The return scores from augmented data models are far worse than the ones obtained by the non-transformed trained ones. I have triple checked the transform and it seems ok. (The boxes and the images seem to be correct). As the test function is indifferent to this method, it would seem logical that the way I do augmentation is wrong for PyTorch. Is there something that I am doing wrong here?

If you are using data augmentation the number of epochs might increase to reach the same performance but it should also allow to train even longer and thus to reduce the loss further.
Depending on the images you are using, the augmentation might also be too aggressive.
E.g. I don’t think a vertical flip performs well out of the box using “natural” images and the model would need to learn these new samples, which most likely won’t occur in the dataset.

Hi!

These images could be described as crops of geography maps. They really have no “gravity”, up/down or left/right in that sense. I would have assumed then that the flipping would have been optimal augmentation for my images. We moved on as the results from the unaugmented dataset were satisfactory. I tried running 50 epochs but the results were still worse.

I had a discussion with professor and it seems that “credibility score” is somewhat artificial limit for classification task and if it would be necessary to improve the results, I should implement optimizing algorithm for the testset to find the score to best perform in the testset.

Thank you for your time, I truly appreciate your efforts on the forum.

I have found the error in the code above. The self.data is defined here
as a List[Tensor, Dict[str, Tensor]] in the dataset class. The changes done to targets["boxes"] changed the underlying data in self.data list which meant that any epochs after the first could contain “double” changes.
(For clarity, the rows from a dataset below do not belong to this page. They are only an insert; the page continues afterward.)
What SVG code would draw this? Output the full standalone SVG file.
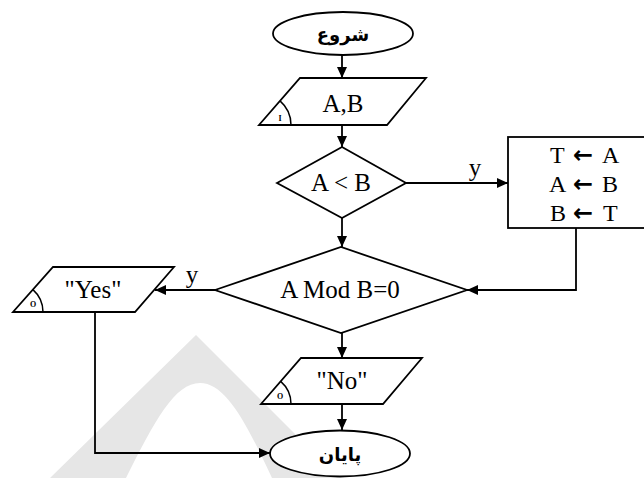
<svg xmlns="http://www.w3.org/2000/svg" width="644" height="478" viewBox="0 0 644 478">
<style>
.s{fill:#fff;stroke:#000;stroke-width:1.8}
.c{fill:none;stroke:#000;stroke-width:1.8}
.t{font-family:"Liberation Serif","Times New Roman",serif;font-size:25px;text-anchor:middle;fill:#000}
.tl{font-family:"Liberation Serif","Times New Roman",serif;font-size:24px;fill:#000}
.ar{font-family:"DejaVu Sans",sans-serif;font-weight:bold;font-size:24px}
.fa{font-family:"DejaVu Sans","Noto Sans",sans-serif;font-size:18px;font-weight:bold;text-anchor:middle;fill:#000}
.m{font-family:"Liberation Serif",serif;font-size:8px;font-weight:bold;text-anchor:middle;fill:#000}
.a{fill:none;stroke:#000;stroke-width:1.5}
</style>
<defs>
<marker id="ar" markerUnits="userSpaceOnUse" markerWidth="12" markerHeight="10" refX="11" refY="5" orient="auto">
<path d="M0,0 L11,5 L0,10 Z" fill="#000"/>
</marker>
</defs>
<rect width="644" height="478" fill="#fff"/>
<path id="watermark" d="M50 478 L196 335 L339 478 L272 478 C245 420 225 383 200 383 C175 383 155 420 126 478 Z" fill="#e6e6e6"/>
<g id="connectors">
<line class="c" x1="342" y1="55" x2="342" y2="78" marker-end="url(#ar)"/>
<line class="c" x1="342" y1="125" x2="342" y2="147" marker-end="url(#ar)"/>
<line class="c" x1="406" y1="183" x2="508" y2="183" marker-end="url(#ar)"/>
<text class="t" x="475" y="176">y</text>
<line class="c" x1="342" y1="218" x2="342" y2="247" marker-end="url(#ar)"/>
<polyline class="c" points="576,228 576,290 467,290" marker-end="url(#ar)"/>
<line class="c" x1="215" y1="290" x2="155" y2="290" marker-end="url(#ar)"/>
<text class="t" x="192" y="283">y</text>
<line class="c" x1="342" y1="333" x2="342" y2="358" marker-end="url(#ar)"/>
<line class="c" x1="342" y1="404" x2="342" y2="430" marker-end="url(#ar)"/>
<polyline class="c" points="95,312 95,453 270,453" marker-end="url(#ar)"/>
</g>
<g id="start">
<ellipse class="s" cx="343" cy="33.5" rx="70" ry="21.5"/>
<text class="fa" x="343" y="41">شروع</text>
</g>
<g id="inputAB">
<polygon class="s" points="300,78 426,78 387,125 259,125"/>
<path class="a" d="M291 125 A32 32 0 0 0 280 100.9"/>
<text class="m" x="280" y="121">I</text>
<text class="t" x="343" y="112">A,B</text>
</g>
<g id="cond1">
<polygon class="s" points="277,183 342,147 406,183 342,218"/>
<text class="t" x="341" y="191">A &lt; B</text>
</g>
<g id="swap">
<rect class="s" x="508" y="137" width="150" height="91"/>
<text class="tl" y="163"><tspan x="550">T</tspan><tspan x="573" class="ar">←</tspan><tspan x="602">A</tspan></text>
<text class="tl" y="192"><tspan x="549">A</tspan><tspan x="573" class="ar">←</tspan><tspan x="602">B</tspan></text>
<text class="tl" y="221"><tspan x="550">B</tspan><tspan x="573" class="ar">←</tspan><tspan x="603">T</tspan></text>
</g>
<g id="cond2">
<polygon class="s" points="215,290 341,247 467,290 341,333"/>
<text class="t" x="340" y="298">A Mod B=0</text>
</g>
<g id="outYes">
<polygon class="s" points="53,267 174,267 135,312 13,312"/>
<path class="a" d="M43 312 A30 30 0 0 0 32.9 289.6"/>
<text class="m" x="33" y="307">O</text>
<text class="t" x="93" y="298">"Yes"</text>
</g>
<g id="outNo">
<polygon class="s" points="301,358 422,358 383,404 261,404"/>
<path class="a" d="M291 404 A30 30 0 0 0 280.7 381.4"/>
<text class="m" x="280" y="399">O</text>
<text class="t" x="342" y="389">"No"</text>
</g>
<g id="end">
<ellipse class="s" cx="340" cy="453.5" rx="70" ry="23"/>
<text class="fa" x="340" y="461">پایان</text>
</g>
</svg>
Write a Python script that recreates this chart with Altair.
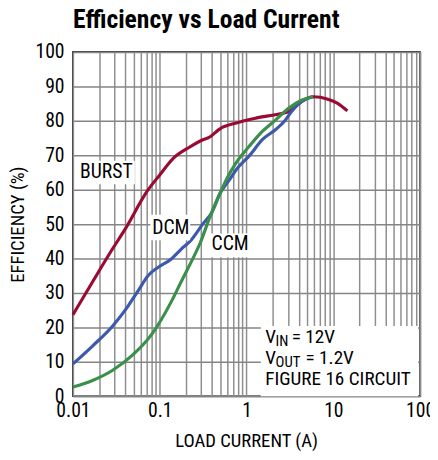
import altair as alt
import pandas as pd

FONT = "Liberation Sans Narrow, Roboto Condensed, DejaVu Sans Condensed, sans-serif"

# ---- data ----
burst_i = [0.01, 0.0168, 0.0284, 0.0396, 0.0726, 0.1, 0.146, 0.215, 0.319, 0.37, 0.494, 0.76, 1.28, 2.37, 3.07, 4.3, 5.83, 8.66, 11.2, 14.5]
burst_e = [23.7, 33.2, 42.7, 48.4, 59.8, 64.3, 69.3, 72.2, 74.6, 75.2, 77.7, 79.4, 80.8, 82.0, 82.7, 85.6, 87.0, 86.3, 85.1, 82.9]

dcm_i = [0.01, 0.0168, 0.0284, 0.0402, 0.0568, 0.0737, 0.0961, 0.136, 0.176, 0.225, 0.319, 0.395, 0.494, 0.64, 0.76, 1.08, 1.53, 2.17, 2.78, 3.3, 4.3, 5.83]
dcm_e = [9.4, 14.6, 20.3, 25.1, 30.8, 35.1, 37.5, 39.9, 42.7, 45.1, 50.3, 53.2, 58.9, 63.0, 65.8, 69.9, 74.6, 77.5, 80.1, 82.7, 85.6, 87.0]

ccm_i = [0.01, 0.0168, 0.0284, 0.0478, 0.0804, 0.136, 0.176, 0.229, 0.293, 0.38, 0.494, 0.6, 0.76, 1.08, 1.53, 2.17, 3.07, 4.3, 5.83]
ccm_e = [2.7, 4.6, 7.5, 11.8, 17.9, 27.5, 33.2, 38.9, 44.6, 52.2, 58.9, 63.5, 67.9, 72.7, 77.0, 80.3, 83.7, 86.0, 87.0]

series_names = ["BURST", "DCM", "CCM"]
series_colors = ["#9a0a32", "#3c59ab", "#3a8f4b"]

x_ticks = [m * 10.0 ** k for k in range(-2, 2) for m in range(1, 10)] + [100]
x_ticks = [float(f"{v:.4g}") for v in x_ticks]
y_ticks = [0, 10, 20, 30, 40, 50, 60, 70, 80, 90, 100]

# labels: (text, x, y) and white boxes behind them (x, x2, y, y2)
label_text = ["BURST", "DCM", "CCM"]
label_x = [0.0243, 0.134, 0.647]
label_y = [65.0, 49.0, 44.1]
box_x = [0.0117, 0.078, 0.37, 1.46]
box_x2 = [0.0517, 0.224, 1.15, 94.5]
box_y = [68.4, 52.7, 47.3, 20.4]
box_y2 = [61.6, 45.3, 40.4, 0.0]

note_x = 1.64
note_y = [17.3, 11.0, 5.1]

rows = []
for name, xs, ys in [("BURST", burst_i, burst_e), ("DCM", dcm_i, dcm_e), ("CCM", ccm_i, ccm_e)]:
    for a, b in zip(xs, ys):
        rows.append({"series": name, "I": a, "E": b})
df = pd.DataFrame(rows)

xscale = alt.Scale(type="log", domain=[0.01, 100], nice=False)
yscale = alt.Scale(domain=[0, 100], nice=False)

decade_expr = ("datum.value == 0.01 ? '0.01' : datum.value == 0.1 ? '0.1' : datum.value == 1 ? '1' : "
               "datum.value == 10 ? '10' : datum.value == 100 ? '100' : ''")

xaxis = alt.Axis(values=x_ticks, labelExpr=decade_expr, grid=True, gridColor="#8e8e8e", gridWidth=1.5,
                 ticks=False, domain=False, labelFontSize=20, labelFont=FONT, labelColor="black",
                 labelPadding=5, labelFlush=False, labelOverlap=False,
                 title="LOAD CURRENT (A)", titleFont=FONT, titleFontSize=19, titleFontWeight="normal",
                 titleColor="black", titleX=176, titleY=45, titleBaseline="middle", titleAlign="center")
yaxis = alt.Axis(values=y_ticks, grid=True, gridColor="#858585", gridWidth=1.5, ticks=False, domain=False,
                 labelFontSize=20, labelFont=FONT, labelColor="black", labelPadding=9, labelOverlap=False,
                 labelFlush=False,
                 title="EFFICIENCY (%)", titleFont=FONT, titleFontSize=19, titleFontWeight="normal",
                 titleColor="black", titleX=-56, titleY=175, titleBaseline="middle", titleAlign="center",
                 titleAngle=-90)


def X(field):
    return alt.X(field, scale=xscale, axis=xaxis)


def Y(field):
    return alt.Y(field, scale=yscale, axis=yaxis)


lines = alt.Chart(df).mark_line(strokeWidth=3.2, interpolate="monotone").encode(
    x=X("I:Q"), y=Y("E:Q"),
    color=alt.Color("series:N", scale=alt.Scale(domain=series_names, range=series_colors), legend=None),
    detail="series:N",
)

boxes = alt.Chart(pd.DataFrame({"x": box_x, "x2": box_x2, "y": box_y, "y2": box_y2})).mark_rect(
    color="white").encode(x=X("x:Q"), x2="x2:Q", y=Y("y:Q"), y2="y2:Q")

labels = alt.Chart(pd.DataFrame({"t": label_text, "x": label_x, "y": label_y})).mark_text(
    font=FONT, fontSize=20, color="black", align="center", baseline="middle").encode(
    x=X("x:Q"), y=Y("y:Q"), text="t:N")


def note(text, y, dx, dy=0, size=19.5):
    return alt.Chart(pd.DataFrame({"t": [text], "x": [note_x], "y": [y]})).mark_text(
        font=FONT, fontSize=size, color="black", align="left", baseline="middle", dx=dx, dy=dy).encode(
        x=X("x:Q"), y=Y("y:Q"), text="t:N")


notes = [
    note("V", note_y[0], 0), note("IN", note_y[0], 10.5, 4, 15), note("= 12V", note_y[0], 27),
    note("V", note_y[1], 0), note("OUT", note_y[1], 10.5, 4, 15), note("= 1.2V", note_y[1], 41),
    note("FIGURE 16 CIRCUIT", note_y[2], 0),
]

chart = alt.layer(lines, boxes, labels, *notes).properties(
    width=353, height=350,
    autosize=alt.AutoSizeParams(type="none"),
    padding={"left": 66, "top": 41, "right": 10, "bottom": 60},
    title=alt.TitleParams("Efficiency vs Load Current", anchor="start", frame="group", font=FONT,
                          fontSize=26, fontWeight="bold", color="black", offset=9),
).configure_view(stroke="black", strokeWidth=1.5)

chart.save("out.html", embed_options={"renderer": "svg", "actions": False})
The boxes would be changed twice and be incorrect in the subsequent epochs.

I changed the code to

    def __getitem__(self, index: int) -> Tuple[torch.FloatTensor, dict]:
        """
            Returns:
                source (tensor): Tensorof size self.__size
                target (dict): Dictionary with keys
                - boxes (FloatTensor[N, 4]): The ground-truth boxes
                 [x1, y1, x2, y2]
                - labels (Int64Tensor[N]): The class label of each image
        """
        image, targets = self.data[index]
        # Force copies
        image = image.clone().detach()
        targets = dict(targets)
        if self.transform:
            _, xmax, ymax = image.shape
            device = targets["boxes"].device
            # Horizontal flip
            if random.random() > .5:
                image = tf.vflip(image)
                # Change boxes coordinates
                targets["boxes"] = torch.abs(
                    torch.tensor(
                        [0, ymax, 0, ymax],
                        device=device
                    ) - targets["boxes"]
                )
                # Make y1 < y2
                targets["boxes"][:, [1, 3]] = targets["boxes"][:, [3, 1]]
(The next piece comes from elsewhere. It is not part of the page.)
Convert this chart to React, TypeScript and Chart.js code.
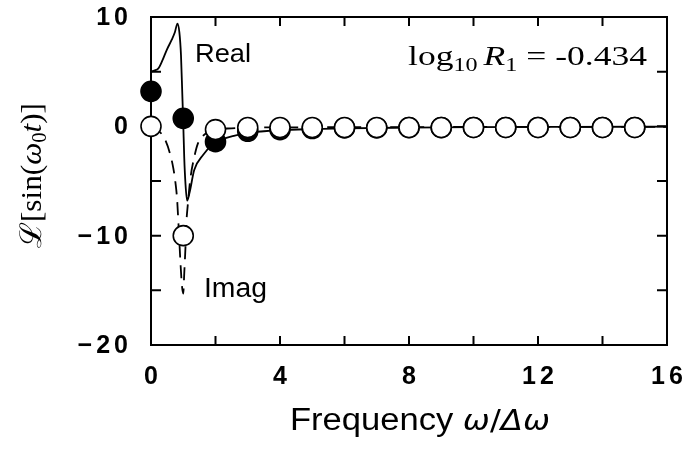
import { useEffect, useRef } from "react";
import { Chart, registerables } from "chart.js";

Chart.register(...registerables);

// Discrete spectrum samples (frequency in units of Δω)
const SAMPLE_FREQ = [0, 1, 2, 3, 4, 5, 6, 7, 8, 9, 10, 11, 12, 13, 14, 15];
const REAL_SAMPLES = [3.2, 0.73, -1.4, -0.45, -0.3, -0.2, -0.15, -0.15, -0.12, -0.12, -0.1, -0.1, -0.1, -0.1, -0.1, -0.1];
const IMAG_SAMPLES = [0, -10, -0.3, -0.1, -0.1, -0.1, -0.1, -0.1, -0.1, -0.1, -0.1, -0.1, -0.1, -0.1, -0.1, -0.1];

// Continuous transform, real part (solid)
const REAL_CURVE_FREQ = [0, 0.1, 0.23, 0.35, 0.49, 0.64, 0.74, 0.82, 0.88, 0.93, 0.97, 1.0, 1.03, 1.07, 1.12, 1.2, 1.34, 1.62, 1.9, 2.2, 2.6, 3, 3.5, 4, 5, 6, 8, 10, 13, 16];
const REAL_CURVE = [5.0, 5.1, 5.3, 6.0, 7.0, 7.9, 8.6, 9.4, 8.6, 6.5, 3.0, 0.3, -2.8, -5.3, -6.8, -6.0, -4.0, -2.6, -1.7, -1.2, -0.85, -0.6, -0.45, -0.35, -0.25, -0.18, -0.12, -0.08, -0.05, -0.03];

// Continuous transform, imaginary part (dashed)
const IMAG_CURVE_FREQ = [0, 0.12, 0.23, 0.33, 0.45, 0.59, 0.69, 0.76, 0.81, 0.87, 0.92, 0.96, 1.0, 1.03, 1.07, 1.1, 1.14, 1.22, 1.35, 1.45, 1.6, 1.8, 2.0, 2.5, 3, 4, 6, 10, 16];
const IMAG_CURVE = [0, -0.2, -0.4, -0.7, -1.3, -2.5, -3.8, -5.2, -6.7, -10.0, -12.8, -14.6, -15.3, -13.5, -11.0, -8.7, -7.2, -4.8, -2.7, -1.6, -0.9, -0.5, -0.3, -0.18, -0.12, -0.1, -0.08, -0.06, -0.05];

// Axes
const X_LABEL_TICKS = [0, 4, 8, 12, 16];
const Y_LABEL_TICKS = [-20, -10, 0, 10];
const X_MINOR_TICKS = [2, 4, 6, 8, 10, 12, 14];
const Y_MINOR_TICKS = [-15, -10, -5, 0, 5];

const SANS = '"Liberation Sans", Arial, sans-serif';
const SERIF = '"Liberation Serif", "Times New Roman", serif';
const GREEK = '"DejaVu Sans", sans-serif';
const TICK_FONT = `bold 25px ${SANS}`;

type Seg = { t: string; font: string; dy?: number };

function drawRich(
  ctx: CanvasRenderingContext2D,
  segs: Seg[],
  x: number,
  y: number,
  width: number,
  align: "left" | "center" = "left",
  rotate = false
) {
  ctx.save();
  (ctx as any).letterSpacing = "0px";
  const widths = segs.map((s) => {
    ctx.font = s.font;
    return ctx.measureText(s.t).width;
  });
  const total = widths.reduce((a, b) => a + b, 0);
  ctx.translate(x, y);
  if (rotate) ctx.rotate(-Math.PI / 2);
  ctx.scale(width / total, 1);
  ctx.fillStyle = "#000";
  ctx.textAlign = "left";
  ctx.textBaseline = "alphabetic";
  let cx = align === "center" ? -total / 2 : 0;
  segs.forEach((s, i) => {
    ctx.font = s.font;
    ctx.fillText(s.t, cx, s.dy ?? 0);
    cx += widths[i];
  });
  ctx.restore();
}

const tickText = (v: number) => (v < 0 ? "\u2212" + Math.abs(v) : String(v));

const framePlugin = {
  id: "frame",
  beforeDatasetsDraw(chart: any) {
    const { ctx, chartArea: a, scales } = chart;
    const xs = scales.x;
    const ys = scales.y;
    ctx.save();
    ctx.strokeStyle = "#000";
    ctx.lineWidth = 2;
    ctx.strokeRect(a.left, a.top, a.right - a.left, a.bottom - a.top);
    ctx.beginPath();
    for (const v of X_MINOR_TICKS) {
      const px = xs.getPixelForValue(v);
      ctx.moveTo(px, a.bottom);
      ctx.lineTo(px, a.bottom - 9);
      ctx.moveTo(px, a.top);
      ctx.lineTo(px, a.top + 9);
    }
    for (const v of Y_MINOR_TICKS) {
      const py = ys.getPixelForValue(v);
      ctx.moveTo(a.left, py);
      ctx.lineTo(a.left + 10, py);
      ctx.moveTo(a.right, py);
      ctx.lineTo(a.right - 10, py);
    }
    ctx.stroke();

    // tick labels
    ctx.fillStyle = "#000";
    ctx.font = TICK_FONT;
    (ctx as any).letterSpacing = "4px";
    ctx.textAlign = "right";
    ctx.textBaseline = "middle";
    for (const v of Y_LABEL_TICKS) {
      ctx.fillText(tickText(v), a.left - 19, ys.getPixelForValue(v) + 1);
    }
    ctx.textAlign = "center";
    ctx.textBaseline = "alphabetic";
    for (const v of X_LABEL_TICKS) {
      ctx.fillText(tickText(v), xs.getPixelForValue(v) + 2, a.bottom + 39);
    }
    ctx.restore();
  },
  afterDraw(chart: any) {
    const ctx: CanvasRenderingContext2D = chart.ctx;
    // y-axis title
    drawRich(
      ctx,
      [
        { t: "ℒ", font: `30px ${SERIF}` },
        { t: "[sin(", font: `30px ${SERIF}` },
        { t: "ω", font: `italic 30px ${SERIF}` },
        { t: "0", font: `20px ${SERIF}`, dy: 5 },
        { t: "t", font: `italic 30px ${SERIF}` },
        { t: ")]", font: `30px ${SERIF}` },
      ],
      41,
      175.5,
      145,
      "center",
      true
    );
    // x-axis title
    drawRich(
      ctx,
      [
        { t: "Frequency ", font: `31px ${SANS}` },
        { t: "ω", font: `italic 29px ${GREEK}` },
        { t: "/", font: `29px ${GREEK}` },
        { t: "Δω", font: `italic 29px ${GREEK}` },
      ],
      290,
      430,
      260
    );
    // curve labels
    drawRich(ctx, [{ t: "Real", font: `26px ${SANS}` }], 195, 62, 56);
    drawRich(ctx, [{ t: "Imag", font: `27px ${SANS}` }], 204, 297, 63);
    // parameter annotation
    drawRich(
      ctx,
      [
        { t: "log", font: `28px ${SERIF}` },
        { t: "10", font: `19px ${SERIF}`, dy: 6 },
        { t: " ", font: `19px ${SERIF}` },
        { t: "R", font: `italic 28px ${SERIF}` },
        { t: "1", font: `19px ${SERIF}`, dy: 6 },
        { t: " = ", font: `28px ${SERIF}` },
        { t: "-0.434", font: `28px ${SERIF}` },
      ],
      408,
      65,
      239
    );
  },
};

const pts = (xs: number[], ys: number[]) => xs.map((x, i) => ({ x, y: ys[i] }));

export default function App() {
  const canvasRef = useRef<HTMLCanvasElement | null>(null);

  useEffect(() => {
    const canvas = canvasRef.current;
    if (!canvas) return;
    const chart = new Chart(canvas, {
      type: "line",
      data: {
        datasets: [
          {
            label: "Imag samples",
            data: pts(SAMPLE_FREQ, IMAG_SAMPLES),
            showLine: false,
            pointRadius: 10,
            pointBorderWidth: 1.6,
            pointBackgroundColor: "#fff",
            pointBorderColor: "#000",
            order: 0,
            clip: false,
          },
          {
            label: "Real samples",
            data: pts(SAMPLE_FREQ, REAL_SAMPLES),
            showLine: false,
            pointRadius: 10,
            pointBorderWidth: 1.6,
            pointBackgroundColor: "#000",
            pointBorderColor: "#000",
            order: 1,
            clip: false,
          },
          {
            label: "Real",
            data: pts(REAL_CURVE_FREQ, REAL_CURVE),
            borderColor: "#000",
            borderWidth: 1.8,
            pointRadius: 0,
            cubicInterpolationMode: "monotone",
            order: 2,
          },
          {
            label: "Imag",
            data: pts(IMAG_CURVE_FREQ, IMAG_CURVE),
            borderColor: "#000",
            borderWidth: 1.8,
            borderDash: [13, 8],
            pointRadius: 0,
            cubicInterpolationMode: "monotone",
            order: 3,
          },
        ],
      },
      options: {
        responsive: false,
        animation: false,
        devicePixelRatio: 1,
        layout: { padding: { left: 151, top: 17, right: 21, bottom: 106 } },
        plugins: { legend: { display: false }, tooltip: { enabled: false } },
        scales: {
          x: { type: "linear", min: 0, max: 16, display: false },
          y: { type: "linear", min: -20, max: 10, display: false },
        },
      },
      plugins: [framePlugin],
    } as any);
    return () => chart.destroy();
  }, []);

  return (
    <div style={{ position: "absolute", left: 0, top: 0, width: 688, height: 451, background: "#fff" }}>
      <canvas ref={canvasRef} width={688} height={451} style={{ display: "block" }} />
    </div>
  );
}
            # Vertical flip
            if random.random() > .5:
                image = tf.hflip(image)
                targets["boxes"] = torch.abs(
                    torch.tensor([xmax, 0, xmax, 0], device=device) - targets["boxes"]
                )
                # Change the columns to make x1 < x2
                targets["boxes"][:, [0, 2]] = targets["boxes"][:, [2, 0]]

            # Color Jitter
            if random.random() > .5:
                image = tv.transforms.ColorJitter()(image)

        return image, targets

This seems to have fixed the issue. I am still running the training. I came back to this for completely unrelated reasons.